Let `f:RtoR` be defined by `f(x)=x/(1+x^2),x inR`. Then the range of f is

To find the range of the function \( f(x) = \frac{x}{1 + x^2} \), we will follow these steps: ### Step 1: Set up the equation We start by letting \( f(x) = y \).

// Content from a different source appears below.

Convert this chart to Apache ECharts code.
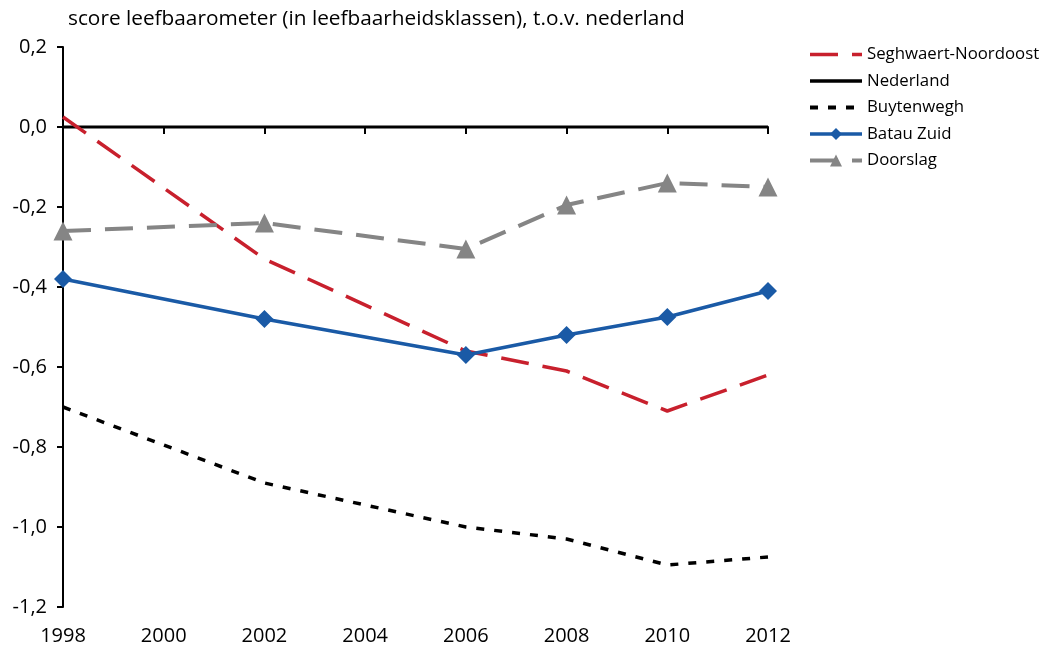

Thus, we have: \[ y = \frac{x}{1 + x^2} \] Rearranging this, we get: \[ y(1 + x^2) = x \] This can be rewritten as: \[ yx^2 - x + y = 0 \] ### Step 2: Identify the quadratic form The equation \( yx^2 - x + y = 0 \) is a quadratic equation in \( x \): \[ ax^2 + bx + c = 0 \] where \( a = y \), \( b = -1 \), and \( c = y \). ### Step 3: Use the discriminant condition For \( x \) to have real solutions, the discriminant of this quadratic must be non-negative: \[ D = b^2 - 4ac \geq 0 \] Substituting the values of \( a \), \( b \), and \( c \): \[ (-1)^2 - 4(y)(y) \geq 0 \] This simplifies to: \[ 1 - 4y^2 \geq 0 \] ### Step 4: Solve the inequality Rearranging the inequality gives: \[ 4y^2 \leq 1 \] Dividing by 4: \[ y^2 \leq \frac{1}{4} \] Taking the square root of both sides: \[ -\frac{1}{2} \leq y \leq \frac{1}{2} \] ### Step 5: Conclusion Thus, the range of the function \( f(x) = \frac{x}{1 + x^2} \) is: \[ \boxed{\left[-\frac{1}{2}, \frac{1}{2}\right]} \]